Kedua, Teten melarang platform digital untuk menjual produk sendiri atau produk yang berasal dari afiliasinya. Dengan begitu, pemilik platform digital tidak akan mempermainkan algoritma yang dimilikinya.

"Kalau mereka jualan produk sendiri atau produk dari afiliasi bisnisnya, algoritmanya akan diarahkan ke barang-barang mereka sehingga konsumen di pasar digital hanya akan membeli dagangan mereka saja. Percuma saja walau UMKM sudah onboarding," ujarnya.

Ketiga, Teten melarang adanya impor untuk produk yang sudah bisa diproduksi di dalam negeri. Hal ini sejalan dengan arahan Presiden Joko Widodo atau Jokowi agar tidak lagi mengimpor barang-barang yang sudah bisa diproduksi di dalam negeri.

Selain itu, dia meminta pemerintah untuk segera mengatur tentang harga barang yang bisa diimpor ke Indonesia. Menurut dia, hanya barang yang harganya berada di atas US$ 100 yang nantinya diperkenankan masuk ke Indonesia. 

Teten mengatakan, permintaannya itu sudah dibahas dengan Kementerian Perdagangan. Hanya saja, hingga saat ini aturan tersebut belum juga terbit.

"Aturan ini sudah dibahas dengan Kemendag, sejak zaman Pak Luthfi. Seharusnya sekarang sudah harmonisasi aturan, bahkan harusnya sudah terbit," kata dia.

Teten mengatakan, aturan ekonomi digital Indonesia perlu segera diperbaiki karena ekonomi digital berkembang begitu cepat. Pemerintah pun perlu merespon perkembangan ini dengan secepatnya agar pasar digital Indonesia tidak dikuasai oleh negara asing.

"Kita perlu belajar dari India, Inggris, dan negara-negara lainnya. Kalau kita terlambat membuat regulasi maka pasar digital Indonesia akan dikuasai produk dari luar, terutama dari China yang bisa memproduksi barang dengan begitu murah, yang harganya tidak masuk akal," tegas Teten.
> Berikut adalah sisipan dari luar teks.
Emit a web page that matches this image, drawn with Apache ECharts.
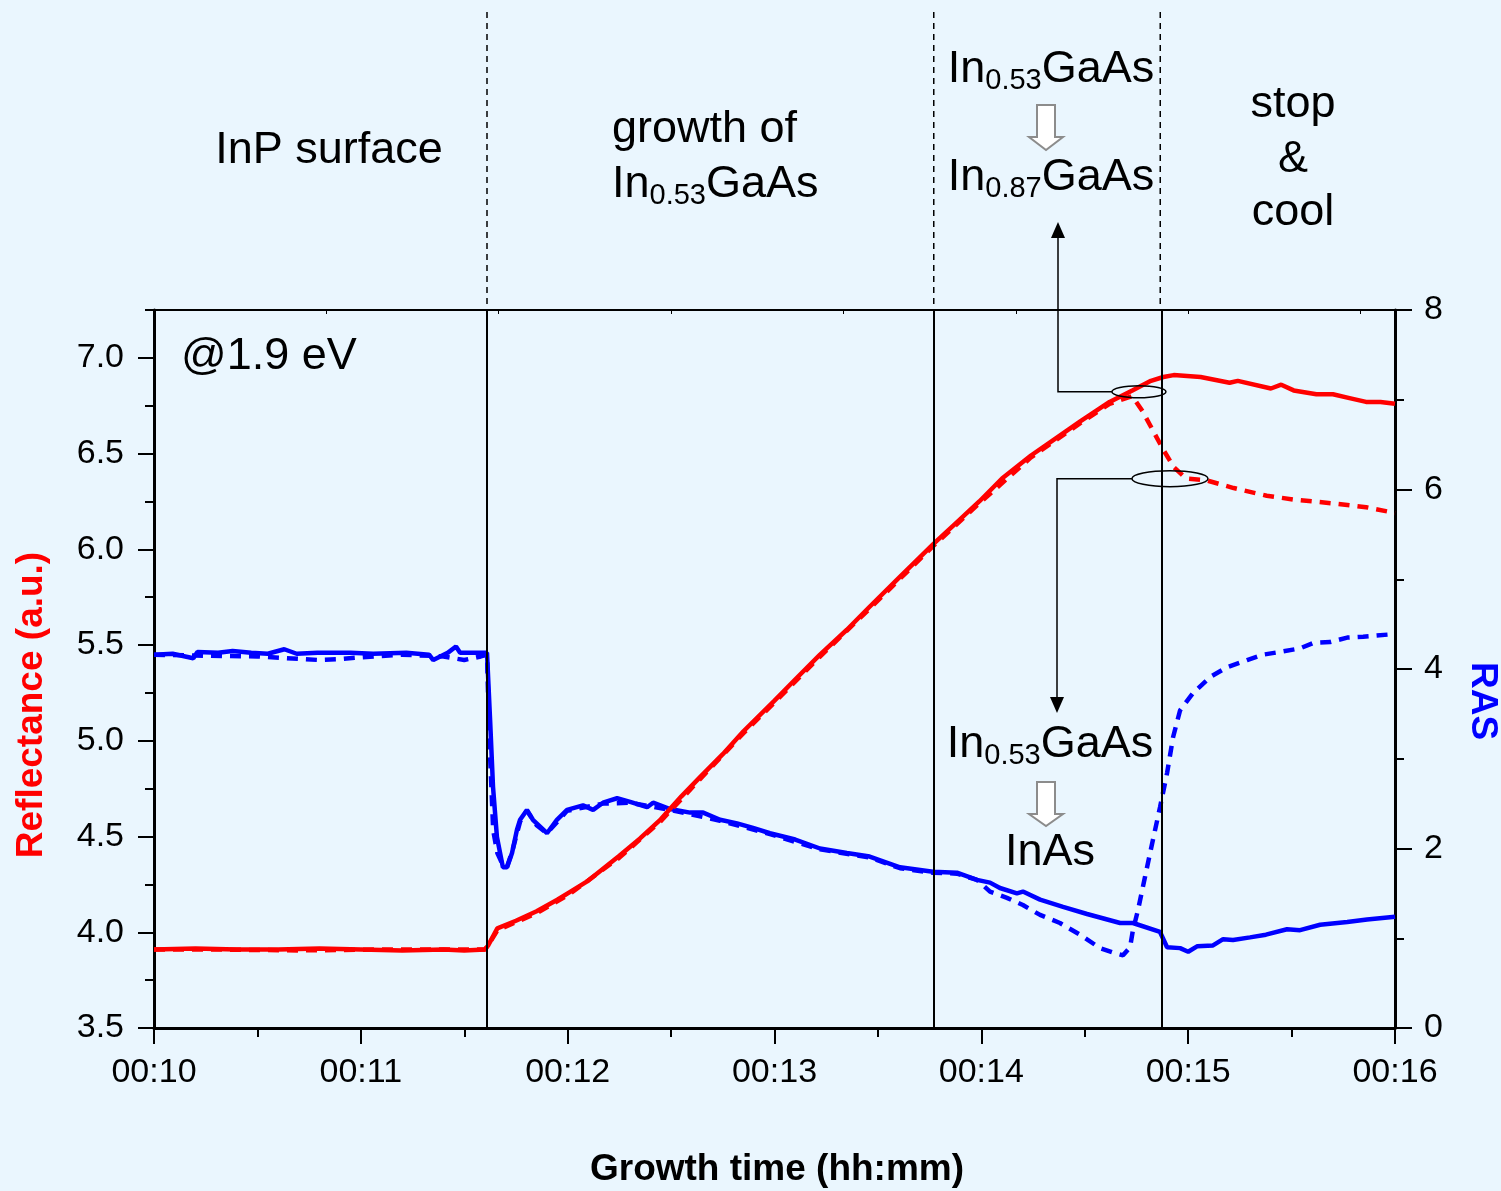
<!DOCTYPE html>
<html>
<head>
<meta charset="UTF-8">
<title>Reflectance / RAS</title>
<style>
  html, body { margin: 0; padding: 0; background: #eaf6fe; }
  #main { width: 1501px; height: 1191px; }
</style>
</head>
<body>
<div id="main"></div>
<script src="https://cdn.jsdelivr.net/npm/echarts@6/dist/echarts.min.js"></script>
<script type="text/javascript">
  var FONT = "'Liberation Sans', Arial, sans-serif";

  // [time in minutes, reflectance]
  var reflSolid = [
    [10.0, 3.91], [10.2, 3.915], [10.4, 3.91], [10.6, 3.91], [10.8, 3.915], [11.0, 3.91],
    [11.2, 3.905], [11.4, 3.91], [11.5, 3.905], [11.6, 3.91], [11.615, 3.93], [11.66, 4.02],
    [11.75, 4.06], [11.85, 4.11], [11.95, 4.17], [12.01, 4.21], [12.1, 4.27], [12.25, 4.40],
    [12.35, 4.49], [12.45, 4.59], [12.55, 4.71], [12.64, 4.81], [12.75, 4.93], [12.85, 5.05],
    [13.0, 5.21], [13.1, 5.32], [13.22, 5.45], [13.35, 5.58], [13.46, 5.70], [13.6, 5.85],
    [13.77, 6.03], [13.88, 6.14], [13.99, 6.25], [14.1, 6.37], [14.24, 6.49], [14.36, 6.58],
    [14.48, 6.67], [14.62, 6.77], [14.73, 6.83], [14.82, 6.88], [14.88, 6.90], [14.93, 6.91],
    [15.06, 6.90], [15.2, 6.87], [15.24, 6.88], [15.4, 6.84], [15.45, 6.86], [15.51, 6.83],
    [15.62, 6.81], [15.70, 6.81], [15.78, 6.79], [15.86, 6.77], [15.93, 6.77], [16.0, 6.76]
  ];
  var reflDashed = [
    [10.0, 3.91], [10.3, 3.91], [10.7, 3.905], [11.1, 3.91], [11.6, 3.91], [11.615, 3.93],
    [11.66, 4.01], [11.85, 4.10], [12.01, 4.20], [12.25, 4.39], [12.45, 4.58], [12.64, 4.80],
    [12.85, 5.04], [13.0, 5.20], [13.22, 5.44], [13.46, 5.69], [13.77, 6.02], [13.99, 6.24],
    [14.24, 6.48], [14.48, 6.66], [14.62, 6.76], [14.73, 6.80], [14.78, 6.72], [14.83, 6.62],
    [14.88, 6.52], [14.93, 6.43], [14.99, 6.37], [15.09, 6.36], [15.22, 6.32], [15.38, 6.28],
    [15.51, 6.26], [15.70, 6.24], [15.86, 6.22], [16.0, 6.19]
  ];

  // [time in minutes, RAS]
  var rasSolid = [
    [10.0, 4.16], [10.09, 4.17], [10.19, 4.12], [10.21, 4.19], [10.31, 4.18], [10.38, 4.20],
    [10.47, 4.18], [10.55, 4.17], [10.63, 4.22], [10.69, 4.17], [10.79, 4.18], [10.95, 4.18],
    [11.06, 4.17], [11.22, 4.18], [11.33, 4.16], [11.35, 4.10], [11.42, 4.18], [11.46, 4.25],
    [11.48, 4.18], [11.55, 4.18], [11.61, 4.18], [11.615, 4.16], [11.625, 3.43], [11.639, 2.69],
    [11.658, 2.13], [11.687, 1.79], [11.707, 1.79], [11.731, 1.95], [11.755, 2.21], [11.77, 2.32],
    [11.803, 2.43], [11.832, 2.32], [11.9, 2.17], [11.948, 2.32], [11.997, 2.43], [12.074, 2.48],
    [12.123, 2.43], [12.171, 2.51], [12.239, 2.56], [12.302, 2.52], [12.384, 2.46], [12.413, 2.51],
    [12.495, 2.44], [12.592, 2.40], [12.655, 2.40], [12.737, 2.32], [12.819, 2.28], [12.896, 2.23],
    [12.978, 2.17], [13.1, 2.10], [13.22, 2.00], [13.35, 1.95], [13.46, 1.91], [13.607, 1.79],
    [13.766, 1.74], [13.882, 1.73], [13.979, 1.65], [14.042, 1.62], [14.09, 1.56], [14.172, 1.50],
    [14.201, 1.52], [14.284, 1.43], [14.395, 1.35], [14.511, 1.27], [14.671, 1.17], [14.733, 1.17],
    [14.864, 1.07], [14.898, 0.90], [14.961, 0.89], [15.0, 0.85], [15.043, 0.91], [15.12, 0.92],
    [15.169, 0.99], [15.217, 0.98], [15.299, 1.01], [15.376, 1.04], [15.478, 1.10], [15.541, 1.09],
    [15.638, 1.15], [15.769, 1.18], [15.865, 1.21], [16.0, 1.24]
  ];
  var rasDashed = [
    [10.0, 4.16], [10.2, 4.15], [10.5, 4.14], [10.8, 4.10], [10.9, 4.11], [11.0, 4.13],
    [11.2, 4.16], [11.4, 4.14], [11.5, 4.10], [11.58, 4.14], [11.61, 4.16], [11.62, 3.30],
    [11.64, 2.20], [11.66, 1.95], [11.69, 1.80], [11.707, 1.80], [11.731, 1.96], [11.77, 2.30],
    [11.803, 2.42], [11.85, 2.26], [11.9, 2.17], [11.997, 2.42], [12.171, 2.50], [12.302, 2.51],
    [12.495, 2.43], [12.737, 2.31], [12.978, 2.16], [13.22, 1.99], [13.46, 1.90], [13.607, 1.78],
    [13.766, 1.73], [13.882, 1.72], [13.979, 1.65], [14.042, 1.52], [14.124, 1.45], [14.201, 1.37],
    [14.284, 1.26], [14.38, 1.17], [14.477, 1.04], [14.574, 0.89], [14.638, 0.84], [14.685, 0.81],
    [14.719, 0.90], [14.733, 1.09], [14.757, 1.31], [14.791, 1.68], [14.816, 1.95], [14.83, 2.10],
    [14.864, 2.46], [14.898, 2.84], [14.927, 3.24], [14.961, 3.54], [15.023, 3.73], [15.106, 3.91],
    [15.188, 4.02], [15.285, 4.10], [15.362, 4.16], [15.444, 4.19], [15.541, 4.23], [15.604, 4.29],
    [15.686, 4.30], [15.769, 4.35], [15.846, 4.36], [16.0, 4.39]
  ];

  // phase boundaries (minutes)
  var phaseTimes = [11.61, 13.77, 14.865];
  var reflTicks = [3.5, 4.0, 4.5, 5.0, 5.5, 6.0, 6.5, 7.0];

  var myChart = echarts.init(document.getElementById('main'));

  var option = {
    backgroundColor: '#eaf6fe',
    animation: false,
    textStyle: { fontFamily: FONT },
    grid: { left: 154, right: 106, top: 310, bottom: 163, outerBoundsMode: 'none' },
    xAxis: [{
      type: 'value', min: 10, max: 16, interval: 1, position: 'bottom',
      axisLine: { lineStyle: { color: '#000', width: 3 } },
      axisTick: { length: 16, lineStyle: { color: '#000', width: 2 } },
      minorTick: { show: true, splitNumber: 2, length: 9, lineStyle: { color: '#000', width: 2 } },
      splitLine: { show: false },
      axisLabel: {
        margin: 28, fontSize: 34, color: '#000', fontFamily: FONT,
        formatter: function (v) { return '00:' + v; }
      }
    }, {
      // top frame line with small inside ticks
      type: 'value', min: 0, max: 360, interval: 50, position: 'top',
      axisLine: { lineStyle: { color: '#000', width: 2 } },
      axisTick: { inside: true, length: 4, lineStyle: { color: '#000', width: 1 } },
      axisLabel: { show: false },
      splitLine: { show: false }
    }],
    yAxis: [{
      type: 'value', min: 3.5, max: 7.25, interval: 0.5, position: 'left',
      axisLine: { show: true, lineStyle: { color: '#000', width: 3 } },
      axisTick: { show: true, length: 16, customValues: reflTicks, lineStyle: { color: '#000', width: 2 } },
      splitLine: { show: false },
      axisLabel: {
        margin: 30, fontSize: 34, color: '#000', fontFamily: FONT, customValues: reflTicks,
        formatter: function (v) { return v.toFixed(1); }
      }
    }, {
      type: 'value', min: 0, max: 8, interval: 2, position: 'right',
      axisLine: { show: true, lineStyle: { color: '#000', width: 3 } },
      axisTick: { show: true, length: 17, lineStyle: { color: '#000', width: 2 } },
      minorTick: { show: true, splitNumber: 2, length: 9, lineStyle: { color: '#000', width: 2 } },
      splitLine: { show: false },
      axisLabel: { margin: 29, fontSize: 34, color: '#000', fontFamily: FONT }
    }, {
      // minor ticks of the reflectance axis
      type: 'value', min: 3.5, max: 7.25, interval: 0.25, position: 'left',
      axisLine: { show: false },
      axisTick: { show: true, length: 9, lineStyle: { color: '#000', width: 2 } },
      axisLabel: { show: false },
      splitLine: { show: false }
    }],
    series: [{
      name: 'RAS dashed', type: 'line', yAxisIndex: 1, showSymbol: false,
      lineStyle: { color: '#0000ff', width: 4.5, type: [11, 8] },
      data: rasDashed
    }, {
      name: 'RAS', type: 'line', yAxisIndex: 1, showSymbol: false,
      lineStyle: { color: '#0000ff', width: 4.5 },
      data: rasSolid
    }, {
      name: 'Reflectance dashed', type: 'line', yAxisIndex: 0, showSymbol: false,
      lineStyle: { color: '#ff0000', width: 4.5, type: [11, 8] },
      data: reflDashed
    }, {
      name: 'Reflectance', type: 'line', yAxisIndex: 0, showSymbol: false,
      lineStyle: { color: '#ff0000', width: 4.5 },
      data: reflSolid,
      markLine: {
        silent: true, symbol: 'none', label: { show: false },
        lineStyle: { color: '#000', width: 2, type: 'solid' },
        data: phaseTimes.map(function (t) { return { xAxis: t }; })
      }
    }]
  };

  myChart.setOption(option);

  // annotations
  function formula(sub) {
    return '{m|In}{s|' + sub + '}{m|GaAs}';
  }
  var rich = {
    m: { fontSize: 45, lineHeight: 50, fontFamily: FONT, fill: '#000', verticalAlign: 'middle' },
    s: { fontSize: 29, lineHeight: 20, fontFamily: FONT, fill: '#000', verticalAlign: 'bottom' }
  };
  function label(text, x, y, align) {
    return {
      type: 'text', silent: true, z: 100,
      style: {
        text: text, x: x, y: y, fill: '#000', fontSize: 45, fontFamily: FONT,
        textAlign: align || 'center', textVerticalAlign: 'middle', rich: rich
      }
    };
  }
  function axisTitle(text, x, y, rot, color) {
    return {
      type: 'text', silent: true, z: 100, x: x, y: y, rotation: rot,
      style: {
        text: text, x: 0, y: 0, fill: color, fontSize: 37, fontWeight: 'bold', fontFamily: FONT,
        textAlign: 'center', textVerticalAlign: 'middle'
      }
    };
  }
  function hollowArrow(cx, top, headY, tip) {
    return {
      type: 'polygon', silent: true, z: 100,
      shape: { points: [[cx - 9, top], [cx + 9, top], [cx + 9, headY], [cx + 17, headY], [cx, tip], [cx - 17, headY], [cx - 9, headY]] },
      style: { fill: '#fff', stroke: '#8c8c8c', lineWidth: 2 }
    };
  }

  var topY = myChart.convertToPixel({ yAxisIndex: 0 }, 7.25);
  var graphics = [];
  phaseTimes.forEach(function (t) {
    var px = myChart.convertToPixel({ xAxisIndex: 0 }, t);
    graphics.push({
      type: 'line', silent: true,
      shape: { x1: px, y1: 12, x2: px, y2: topY },
      style: { stroke: '#000', lineWidth: 1.5, lineDash: [6, 5] }
    });
  });

  graphics.push(axisTitle('Growth time (hh:mm)', 777, 1170, 0, '#000'));
  graphics.push(axisTitle('Reflectance (a.u.)', 32, 705, Math.PI / 2, '#ff0000'));
  graphics.push(axisTitle('RAS', 1482, 701, -Math.PI / 2, '#0000ff'));

  graphics.push(label('InP surface', 329, 151));
  graphics.push(label('growth of', 612, 130, 'left'));
  graphics.push(label(formula('0.53'), 612, 185, 'left'));
  graphics.push(label(formula('0.53'), 1051, 70));
  graphics.push(hollowArrow(1046, 105, 137, 150));
  graphics.push(label(formula('0.87'), 1051, 178));
  graphics.push(label('stop', 1293, 105));
  graphics.push(label('&', 1293, 160));
  graphics.push(label('cool', 1293, 213));
  graphics.push(label('@1.9 eV', 181, 357, 'left'));
  graphics.push(label(formula('0.53'), 1050, 745));
  graphics.push(hollowArrow(1046, 782, 814, 826));
  graphics.push(label('InAs', 1050, 853));

  // ellipses marking the two traces and their arrows
  var upper = myChart.convertToPixel({ xAxisIndex: 0, yAxisIndex: 0 }, [14.762, 6.823]);
  var lower = myChart.convertToPixel({ xAxisIndex: 0, yAxisIndex: 0 }, [14.912, 6.369]);
  graphics.push({
    type: 'ellipse', silent: true, z: 100,
    shape: { cx: upper[0], cy: upper[1], rx: 27, ry: 6 },
    style: { fill: null, stroke: '#000', lineWidth: 1.5 }
  });
  graphics.push({
    type: 'ellipse', silent: true, z: 100,
    shape: { cx: lower[0], cy: lower[1], rx: 38, ry: 8 },
    style: { fill: null, stroke: '#000', lineWidth: 1.5 }
  });
  graphics.push({
    type: 'polyline', silent: true, z: 100,
    shape: { points: [[upper[0] - 27, upper[1]], [1058, upper[1]], [1058, 236]] },
    style: { stroke: '#000', lineWidth: 1.5, fill: null }
  });
  graphics.push({
    type: 'polygon', silent: true, z: 100,
    shape: { points: [[1058, 222], [1065, 238], [1051, 238]] },
    style: { fill: '#000' }
  });
  graphics.push({
    type: 'polyline', silent: true, z: 100,
    shape: { points: [[lower[0] - 38, lower[1]], [1057, lower[1]], [1057, 698]] },
    style: { stroke: '#000', lineWidth: 1.5, fill: null }
  });
  graphics.push({
    type: 'polygon', silent: true, z: 100,
    shape: { points: [[1057, 713], [1064, 697], [1050, 697]] },
    style: { fill: '#000' }
  });

  myChart.setOption({ graphic: graphics });
</script>
</body>
</html>
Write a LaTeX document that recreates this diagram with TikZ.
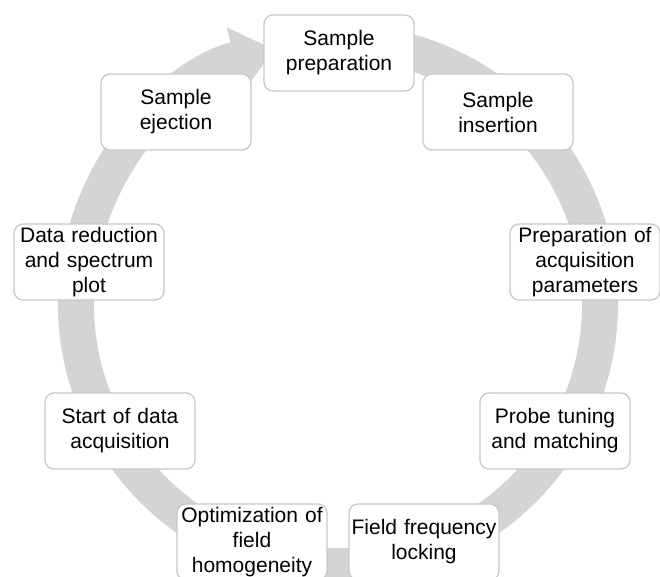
\documentclass[tikz,border=0pt]{standalone}
\usepackage{fontspec}
\setmainfont{Liberation Sans}
\usepackage{xcolor}
\usepackage{tikz}
\usetikzlibrary{arrows.meta}

\definecolor{ringgray}{RGB}{212,212,212}
\definecolor{boxline}{RGB}{200,200,200}

\tikzset{
    stepbox/.style={draw=boxline, line width=1.3pt, fill=white, rounded corners=9pt,
        minimum width=150pt, minimum height=76pt, text width=146pt, inner sep=2pt,
        align=center, font=\fontsize{21}{25}\selectfont},
    ring/.style={draw=ringgray, line width=36pt, -{Triangle[length=41pt,width=64pt]}}
}

\begin{document}
\begin{tikzpicture}[x=1pt, y=1pt]
        \useasboundingbox (0,0) rectangle (660,576);

        \coordinate (hub) at (338,272);

        % the cycle behind the steps
        \draw[ring] (hub) ++(78:262) arc[start angle=78, end angle=-256, radius=262];

        \node[stepbox] (A) at (339,523) {Sample\\preparation};
        \node[stepbox] (B) at (498,464) {Sample\\insertion};
        \node[stepbox] (C) at (585,314) {Preparation of\\acquisition\\parameters};
        \node[stepbox] (D) at (555,145) {Probe tuning\\and matching};
        \node[stepbox] (E) at (424,34)  {Field frequency\\locking};
        \node[stepbox] (F) at (252,34)  {Optimization of\\field\\homogeneity};
        \node[stepbox] (G) at (120,145) {Start of data\\acquisition};
        \node[stepbox] (H) at (89,314)  {Data reduction\\and spectrum\\plot};
        \node[stepbox] (I) at (176,464) {Sample\\ejection};
    \end{tikzpicture}
\end{document}
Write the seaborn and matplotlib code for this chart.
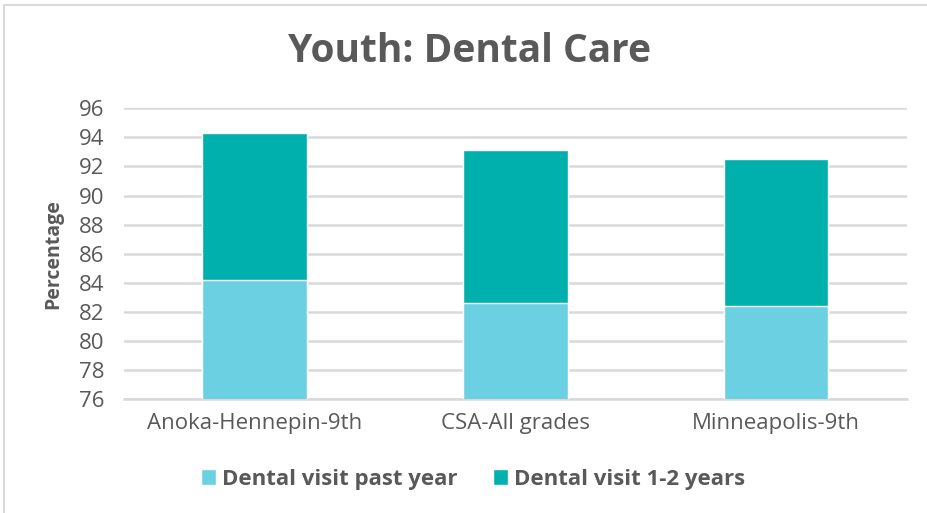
import matplotlib
matplotlib.use("Agg")
import matplotlib.pyplot as plt
import seaborn as sns
import pandas as pd
from matplotlib.patches import Patch, Rectangle

# data
categories = ["Anoka-Hennepin-9th", "CSA-All grades", "Minneapolis-9th"]
past_year = [84.2, 82.6, 82.4]
one_two_years = [10.1, 10.5, 10.1]
series_names = ["Dental visit past year", "Dental visit 1-2 years"]
y_ticks = list(range(76, 97, 2))

light_blue = "#6bd1e2"
teal = "#00b0ad"
text_grey = "#595959"
grid_grey = "#d9d9d9"

df = pd.DataFrame({"site": categories, "past": past_year, "older": one_two_years})
df["total"] = df["past"] + df["older"]

sns.set_style("white")
plt.rcParams["font.family"] = ["Open Sans", "DejaVu Sans"]

fig = plt.figure(figsize=(9.27, 5.13), dpi=100)
ax = fig.add_axes([0.134, 0.222, 0.844, 0.567])

# stacked: draw total first, then the lower segment on top of it
sns.barplot(data=df, x="site", y="total", color=teal, width=0.4, saturation=1, ax=ax, zorder=3)
sns.barplot(data=df, x="site", y="past", color=light_blue, width=0.4, saturation=1, ax=ax, zorder=4)

ax.set_ylim(76, 96)
ax.set_yticks(y_ticks)
ax.set_xlim(-0.5, 2.5)
ax.yaxis.grid(True, color=grid_grey, linewidth=1.8, zorder=0)
ax.set_axisbelow(True)
for s in ["top", "right", "left"]:
    ax.spines[s].set_visible(False)
ax.spines["bottom"].set_color(grid_grey)
ax.spines["bottom"].set_linewidth(1.8)
ax.tick_params(axis="both", length=0, labelsize=16, colors=text_grey)
ax.tick_params(axis="y", pad=14)
ax.tick_params(axis="x", pad=10)
ax.set_xlabel("")
ax.set_ylabel("Percentage", fontsize=14, fontweight="bold", color=text_grey)
ax.yaxis.set_label_coords(-0.078, 0.5)

fig.text(0.507, 0.9, "Youth: Dental Care", ha="center", va="center",
         fontsize=28, fontweight="bold", color=text_grey)

handles = [Patch(facecolor=light_blue, label=series_names[0]),
           Patch(facecolor=teal, label=series_names[1])]
leg = fig.legend(handles=handles, loc="center", bbox_to_anchor=(0.51, 0.066), ncol=2,
                 frameon=False, handlelength=0.7, handleheight=0.7, handletextpad=0.25,
                 columnspacing=1.6, prop={"size": 16, "weight": "bold"})
for t in leg.get_texts():
    t.set_color(text_grey)

# light frame around the chart area
fig.patches.append(Rectangle((0.004, -0.1), 1.2, 1.09, transform=fig.transFigure,
                             fill=False, edgecolor=grid_grey, linewidth=1.5))

fig.savefig("out.png", dpi=100)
Alasan Belanja di Tiktok Shop

Adapun survei digital dari Telkomsel, tSurvey.id, mengungkapkan sejumlah alasan konsumen di Indonesia memilih TikTok Shop untuk berbelanja ketimbang platform lainnya.  

Hasilnya, mayoritas karena produk yang dijual di TikTok Shop memiliki harga yang relatif lebih murah dan banyak diskon.

“Alasan responden memilih belanja di TikTok karena harganya relatif murah, sebanyak 76,75%,” demikian dikutip dari hasil survei tSurvei.id, Rabu (15/3/2023).

Terdapat promo dan voucer yang menarik di TikTok Shop menjadi alasan berikutnya konsumen memilih belanja online di fitur tersebut yakni sebanayk 65%. Kemudian, sebanyak 52% responden mengatakan bahwa penjalasan dari host yang menarik menjadi alasan mereka berbelanja di TikTok Shop.

Ada pula responden yang tertarik berbelanja di TikTok Shop karena fiturnya mudah digunakan (41,25%). Alasan lainnya karena iklan produk terus muncul di beranda (38%), host menjelaskan produk dengan menarik saat live (34%), percaya TikTok Shop aman (31,5%), dan meyakini penjual TikTok Shop terpercaya (28,75%).